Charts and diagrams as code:
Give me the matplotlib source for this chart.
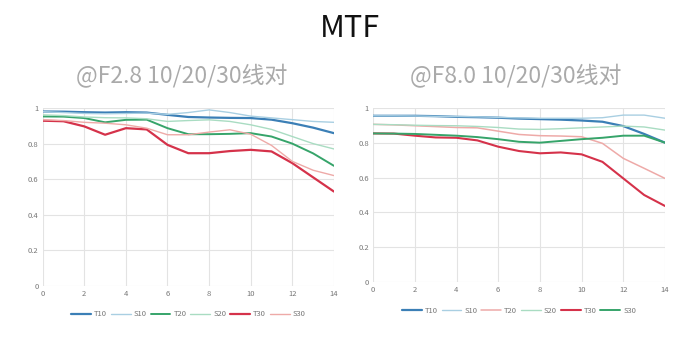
import matplotlib
matplotlib.use("Agg")
import matplotlib.pyplot as plt

plt.rcParams['font.family'] = ['Noto Sans CJK SC', 'DejaVu Sans']

x = list(range(15))
xticks = [0, 2, 4, 6, 8, 10, 12, 14]
yticks = [0, 0.2, 0.4, 0.6, 0.8, 1]
ytick_labels = ["0", "0.2", "0.4", "0.6", "0.8", "1"]
series_names = ["T10", "S10", "T20", "S20", "T30", "S30"]

# @F2.8
left_T10 = [0.981, 0.980, 0.977, 0.975, 0.977, 0.975, 0.962, 0.950, 0.947, 0.945, 0.944, 0.935, 0.915, 0.890, 0.859]
left_S10 = [0.980, 0.975, 0.970, 0.968, 0.970, 0.972, 0.965, 0.975, 0.990, 0.975, 0.955, 0.945, 0.935, 0.925, 0.920]
left_T20 = [0.953, 0.952, 0.944, 0.920, 0.934, 0.935, 0.887, 0.853, 0.853, 0.855, 0.859, 0.840, 0.800, 0.745, 0.675]
left_S20 = [0.962, 0.958, 0.950, 0.946, 0.945, 0.940, 0.925, 0.930, 0.934, 0.925, 0.906, 0.880, 0.840, 0.800, 0.770]
left_T30 = [0.929, 0.926, 0.897, 0.850, 0.887, 0.880, 0.793, 0.746, 0.746, 0.758, 0.765, 0.756, 0.690, 0.610, 0.530]
left_S30 = [0.934, 0.930, 0.920, 0.915, 0.906, 0.887, 0.850, 0.850, 0.865, 0.878, 0.853, 0.790, 0.700, 0.650, 0.620]

# @F8.0
right_T10 = [0.954, 0.954, 0.954, 0.952, 0.948, 0.946, 0.943, 0.938, 0.935, 0.932, 0.927, 0.920, 0.895, 0.850, 0.800]
right_S10 = [0.954, 0.954, 0.953, 0.951, 0.950, 0.948, 0.945, 0.942, 0.940, 0.940, 0.940, 0.943, 0.958, 0.958, 0.940]
right_T20 = [0.905, 0.902, 0.897, 0.892, 0.887, 0.885, 0.866, 0.847, 0.840, 0.838, 0.834, 0.796, 0.710, 0.653, 0.595]
right_S20 = [0.905, 0.903, 0.900, 0.898, 0.897, 0.893, 0.887, 0.878, 0.876, 0.880, 0.885, 0.890, 0.895, 0.890, 0.872]
right_T30 = [0.853, 0.852, 0.840, 0.830, 0.828, 0.813, 0.777, 0.752, 0.739, 0.744, 0.733, 0.690, 0.595, 0.500, 0.437]
right_S30 = [0.853, 0.852, 0.850, 0.845, 0.840, 0.832, 0.820, 0.805, 0.800, 0.810, 0.820, 0.828, 0.840, 0.840, 0.800]

blue, lblue = "#3b7fb6", "#a9cfe2"
green, lgreen = "#36a46a", "#a9dcc2"
red, pink = "#d5324a", "#eeaaa8"

left_colors = [blue, lblue, green, lgreen, red, pink]
right_colors = [blue, lblue, pink, lgreen, red, green]
left_widths = [1.6, 1.0, 1.4, 1.0, 1.6, 1.0]
right_widths = [1.6, 1.0, 1.1, 1.0, 1.5, 1.4]

fig = plt.figure(figsize=(7, 3.4), dpi=100)
fig.text(0.5, 0.915, "MTF", ha="center", va="center", fontsize=22,
         fontweight="medium", color="#111111")

panels = [
    ([0.061, 0.160, 0.416, 0.522], "@F2.8 10/20/30线对", 0.259,
     [left_T10, left_S10, left_T20, left_S20, left_T30, left_S30], left_colors, left_widths),
    ([0.533, 0.170, 0.417, 0.513], "@F8.0 10/20/30线对", 0.736,
     [right_T10, right_S10, right_T20, right_S20, right_T30, right_S30], right_colors, right_widths),
]

for rect, subtitle, cx, data, colors, widths in panels:
    ax = fig.add_axes(rect)
    for name, ys, c, lw in zip(series_names, data, colors, widths):
        ax.plot(x, ys, color=c, lw=lw, label=name, solid_capstyle="round")
    ax.set_xlim(0, 14)
    ax.set_ylim(0, 1)
    ax.set_xticks(xticks)
    ax.set_yticks(yticks)
    ax.set_yticklabels(ytick_labels)
    ax.grid(True, color="#e3e3e3", lw=0.8)
    ax.set_axisbelow(True)
    for s in ax.spines.values():
        s.set_visible(False)
    ax.tick_params(length=0, labelsize=5.5, colors="#777777", pad=3)
    ax.legend(loc="upper center", bbox_to_anchor=(0.5, -0.1), ncol=6, frameon=False,
              fontsize=5.5, handlelength=2.6, columnspacing=0.5, handletextpad=0.4,
              labelcolor="#777777")
    fig.text(cx, 0.775, subtitle, ha="center", va="center", fontsize=16.5, color="#aaaaaa")

fig.savefig("out.png", dpi=100)
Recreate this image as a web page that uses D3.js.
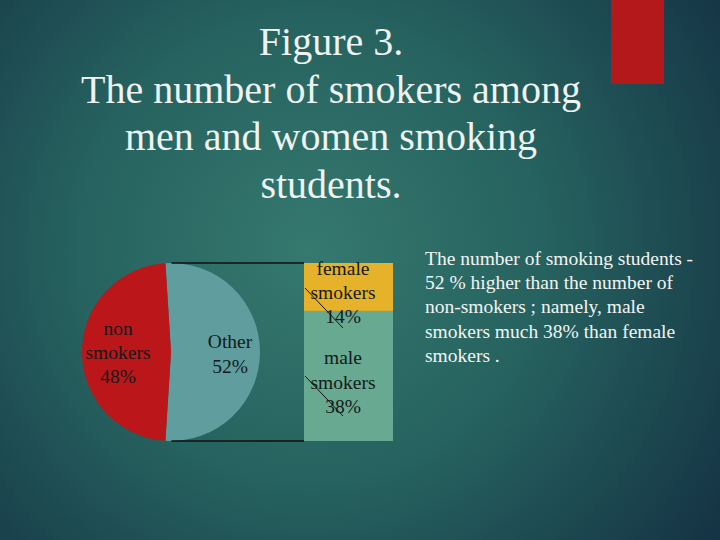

◆ **EXERCISE DESCRIPTION**
Repeat each entry exactly. Pictures do not belong in the copy.

◆ **COMPLETE ANSWER**
Give me the matplotlib source for this chart.
import matplotlib
matplotlib.use("Agg")
import matplotlib.pyplot as plt

plt.rcParams['font.family'] = ['Noto Sans CJK SC', 'DejaVu Sans']

x = list(range(15))
xticks = [0, 2, 4, 6, 8, 10, 12, 14]
yticks = [0, 0.2, 0.4, 0.6, 0.8, 1]
ytick_labels = ["0", "0.2", "0.4", "0.6", "0.8", "1"]
series_names = ["T10", "S10", "T20", "S20", "T30", "S30"]

# @F2.8
left_T10 = [0.981, 0.980, 0.977, 0.975, 0.977, 0.975, 0.962, 0.950, 0.947, 0.945, 0.944, 0.935, 0.915, 0.890, 0.859]
left_S10 = [0.980, 0.975, 0.970, 0.968, 0.970, 0.972, 0.965, 0.975, 0.990, 0.975, 0.955, 0.945, 0.935, 0.925, 0.920]
left_T20 = [0.953, 0.952, 0.944, 0.920, 0.934, 0.935, 0.887, 0.853, 0.853, 0.855, 0.859, 0.840, 0.800, 0.745, 0.675]
left_S20 = [0.962, 0.958, 0.950, 0.946, 0.945, 0.940, 0.925, 0.930, 0.934, 0.925, 0.906, 0.880, 0.840, 0.800, 0.770]
left_T30 = [0.929, 0.926, 0.897, 0.850, 0.887, 0.880, 0.793, 0.746, 0.746, 0.758, 0.765, 0.756, 0.690, 0.610, 0.530]
left_S30 = [0.934, 0.930, 0.920, 0.915, 0.906, 0.887, 0.850, 0.850, 0.865, 0.878, 0.853, 0.790, 0.700, 0.650, 0.620]

# @F8.0
right_T10 = [0.954, 0.954, 0.954, 0.952, 0.948, 0.946, 0.943, 0.938, 0.935, 0.932, 0.927, 0.920, 0.895, 0.850, 0.800]
right_S10 = [0.954, 0.954, 0.953, 0.951, 0.950, 0.948, 0.945, 0.942, 0.940, 0.940, 0.940, 0.943, 0.958, 0.958, 0.940]
right_T20 = [0.905, 0.902, 0.897, 0.892, 0.887, 0.885, 0.866, 0.847, 0.840, 0.838, 0.834, 0.796, 0.710, 0.653, 0.595]
right_S20 = [0.905, 0.903, 0.900, 0.898, 0.897, 0.893, 0.887, 0.878, 0.876, 0.880, 0.885, 0.890, 0.895, 0.890, 0.872]
right_T30 = [0.853, 0.852, 0.840, 0.830, 0.828, 0.813, 0.777, 0.752, 0.739, 0.744, 0.733, 0.690, 0.595, 0.500, 0.437]
right_S30 = [0.853, 0.852, 0.850, 0.845, 0.840, 0.832, 0.820, 0.805, 0.800, 0.810, 0.820, 0.828, 0.840, 0.840, 0.800]

blue, lblue = "#3b7fb6", "#a9cfe2"
green, lgreen = "#36a46a", "#a9dcc2"
red, pink = "#d5324a", "#eeaaa8"

left_colors = [blue, lblue, green, lgreen, red, pink]
right_colors = [blue, lblue, pink, lgreen, red, green]
left_widths = [1.6, 1.0, 1.4, 1.0, 1.6, 1.0]
right_widths = [1.6, 1.0, 1.1, 1.0, 1.5, 1.4]

fig = plt.figure(figsize=(7, 3.4), dpi=100)
fig.text(0.5, 0.915, "MTF", ha="center", va="center", fontsize=22,
         fontweight="medium", color="#111111")

panels = [
    ([0.061, 0.160, 0.416, 0.522], "@F2.8 10/20/30线对", 0.259,
     [left_T10, left_S10, left_T20, left_S20, left_T30, left_S30], left_colors, left_widths),
    ([0.533, 0.170, 0.417, 0.513], "@F8.0 10/20/30线对", 0.736,
     [right_T10, right_S10, right_T20, right_S20, right_T30, right_S30], right_colors, right_widths),
]

for rect, subtitle, cx, data, colors, widths in panels:
    ax = fig.add_axes(rect)
    for name, ys, c, lw in zip(series_names, data, colors, widths):
        ax.plot(x, ys, color=c, lw=lw, label=name, solid_capstyle="round")
    ax.set_xlim(0, 14)
    ax.set_ylim(0, 1)
    ax.set_xticks(xticks)
    ax.set_yticks(yticks)
    ax.set_yticklabels(ytick_labels)
    ax.grid(True, color="#e3e3e3", lw=0.8)
    ax.set_axisbelow(True)
    for s in ax.spines.values():
        s.set_visible(False)
    ax.tick_params(length=0, labelsize=5.5, colors="#777777", pad=3)
    ax.legend(loc="upper center", bbox_to_anchor=(0.5, -0.1), ncol=6, frameon=False,
              fontsize=5.5, handlelength=2.6, columnspacing=0.5, handletextpad=0.4,
              labelcolor="#777777")
    fig.text(cx, 0.775, subtitle, ha="center", va="center", fontsize=16.5, color="#aaaaaa")

fig.savefig("out.png", dpi=100)
Recreate this image as a web page that uses D3.js.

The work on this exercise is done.